À la CEDEAO comme à l’ONU, l’unanimité semble acquise sur le fait que le pouvoir – celui de Gbagbo s’entend – n’arrivera pas à être totalement le pouvoir tant que se poursuivront le manoeuvres dilatoires de ses partisans et les surenchères de ses adversaires politiques. Cet entêtement, presque suicidaire, des uns et des autres bloque tout – sauf la violence récurrente. Au point qu’en marge de leurs travaux les participants à la rencontre d’Accra pourraient évoquer ouvertement l’hypothèse d’une implication plus directe de l’ONU dans le dossier ivoirien (voir Confidentiel p. 9).

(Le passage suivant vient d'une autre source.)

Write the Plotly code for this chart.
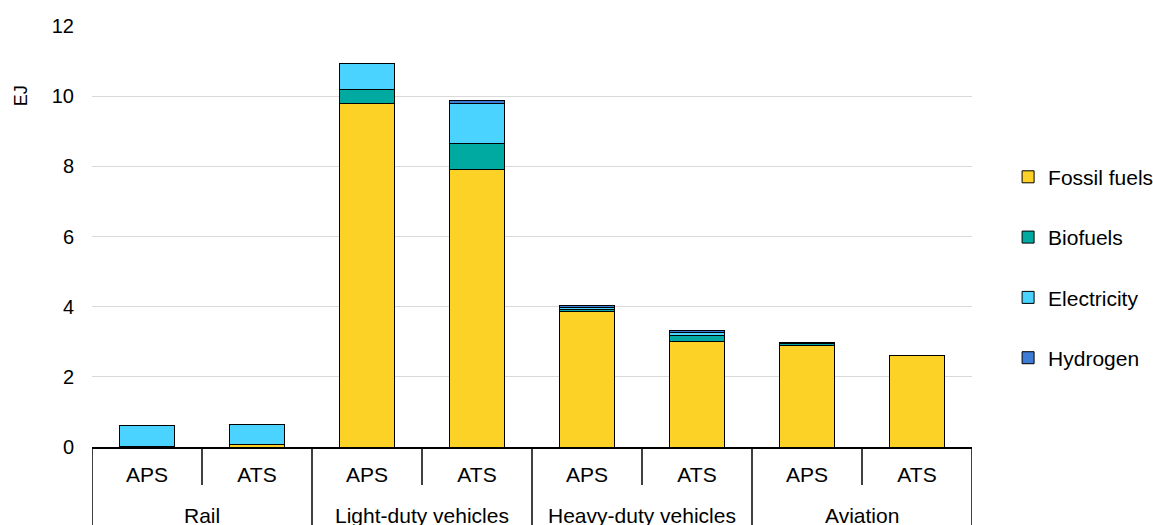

En prenant les choses en main, l’organisation internationale arrangerait tout le monde, notamment la CEDEAO, qui, pour une question d’efficacité et pour sortir d’une situation qui hypothèque le devenir économique de la région, n’exclut pas de doubler ses effectifs (un peu plus de 1 300 hommes aujourd’hui), mais se trouve confrontée à de grosses difficultés financières. Sans oublier la France, qui voudrait voir son rôle plus largement partagé – et pas nécessairement à cause de soucis budgétaires.
À la veille de la convocation de ces entretiens, comme pour donner quelque gage de bonne volonté à ses pairs, le président Gbagbo avait instamment demandé à son Premier ministre d’inscrire à l’ordre du jour du Conseil des ministres tous les textes issus des accords de Marcoussis. Une décision qui venait après celle d’engager le redéploiement de l’administration dans l’ouest du pays, où elle était quasiment absente depuis l’éclatement du conflit en septembre 2002. Mais cette initiative du chef de l’État ivoirien suffira-t-elle pour qu’il « garde » la main et pour remettre enfin le processus de Marcoussis sur les rails ? Ses pairs se promettaient en tout cas de lui rappeler leur souhait de le voir laisser au chef de son gouvernement et à ses ministres plus de marge de manoeuvre – et de le voir, par là même, se placer, lui, au-dessus du lot.